España - Andalucía
Jugando al konzept
José Amador Morales
“La viudez es el enemigo de los enamorados. Enfrentarse a la muerte del amado supone renunciar a éste y asumir la propia en soledad. Si el amor es la conjunción de dos caminos que se cruzan, la viudez no sólo nos obliga a separarnos, sino que, además, implica que sólo uno pueda acompañar al otro en el tránsito total de dicho camino. Sólo uno de los dos podrá sostener la mano del que se va. La viudez es doblemente injusta: nos obliga a despedirnos y separarnos de nuestro amado, y a la vez a no contar de vuelta con el apoyo que hemos ofrecido. La muerte, sin embargo, es cómplice de los enfermos. Con la muerte, nos liberamos de las cargas que nos atan a la vida física. La muerte extermina el dolor de la carne y destierra la pesadumbre de la mente, que vive permanentemente torturada por la mirada de los otros: los sanos”.
Con estas palabras comenzaba Rafael Villalobos el artículo explicativo (titulado “Konzept”) en torno a su propuesta escénica para este Orfeo y Eurídice que en versión francesa ha producido el jerezano Teatro Villamarta. Y tal vez en ese párrafo inicial se contienen las dos ideas más audaces de su visión del mito de Gluck: el duelo tras la muerte de un ser querido y el dolor como auténtico -y real- infierno. Si la primera nos recordaba irremediablemente a la conocida producción que Jürgen Flimm llevara a cabo para la Staatsoper Berlin con el mismo título (y que quien esto suscribe tuvo la ocasión de disfrutar el pasado mes de julio), la segunda constituye seguramente el hallazgo más estimable de Villalobos. Así pues, las furias aquí no son sino enfermos lacerados por dolor de una salud quebrada que con visible desesperación acosan al protagonista en la denodada búsqueda de su esposa. Por otra parte, fue apreciable la ingente cantidad de ideas tal vez en demasía, y sin duda con la mejor de las intenciones, llegaron a saturar no poco al espectador. Así, encontramos elementos tan habituales en las producciones centroeuropeas como los citados desdobles con actores, monólogos en castellano, efectos de luz (bastante molestos por cierto, suponemos que es lo que se perseguía), pantomimas y conatos de coreografía, torturas e impactantes gritos… y todo ello sobre una escenografía neutra de evidente bajo coste.

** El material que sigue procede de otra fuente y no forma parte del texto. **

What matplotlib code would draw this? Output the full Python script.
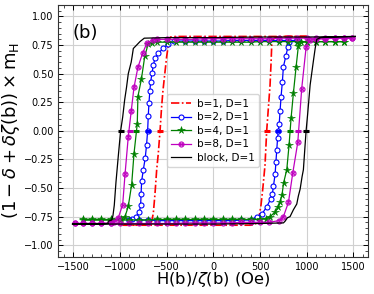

En definitiva, un cóctel que unos considerarán el máximo exponente del esnobismo y otros el no va más de la creatividad vanguardista. La mayor dificultad de la propuesta residió en determinados elementos que impedían al espectador seguir con lógica la historia en cuestión. Un ejemplo significativo de ello fue el desdoble de los personajes de Euridice y Amor que traspasa lo meramente actoral o escénico (Amor como espejo juvenil de Euridice y viceversa) para llegar a intercambiarse sus respectivas partes cantadas en la escena final. Y es que aquí ya se traspasaba lo que debería ser la línea roja de toda producción operística, la Música, pues en estos casos el resultado casi siempre deviene torticero y extravagante. Algo similar, en el sentido de lo antimusical, puede decirse del momento en el que Orfeo, fuera de escena, canta a través de la megafonía (debemos creer que canta pues lo que suena es un altavoz y no lo vemos). En cuanto a la dirección de actores, hubo escenas hábilmente trabajadas (las de las Furias y Espíritus son casos muy representativos de ello, al igual que la final), frente al pesante estatismo de toda la escena inicial del lamento de Orfeo.
A nivel musical, la representación también ofreció resultados muy irregulares. Frente al derroche vocal y expresivo de toda una Nicola Beller Carbone como Euridice y una fantástica y sobradísima Leonor Bonilla como Amor (bastante condicionadas y musicalmente cercenadas en el citado final), a José Luis Sola le vino grande el complejo, en todos los sentidos, papel protagónico. Con un timbre ingrato ya de partida y una técnica que no le permitió sortear un registro agudo en exceso duro y estrangulado ni una emisión a menudo engolada, su caracterización expresiva sólo estuvo apuntada pese a ofrecer un fraseo no exento de buen gusto.
Carlos Aragón, habitual director musical de las producciones jerezanas, trató de concertar y acompañar a los cantantes y a un coro que no tuvo ciertamente su día, ofreciendo una lectura en general más bien anodina y monótona.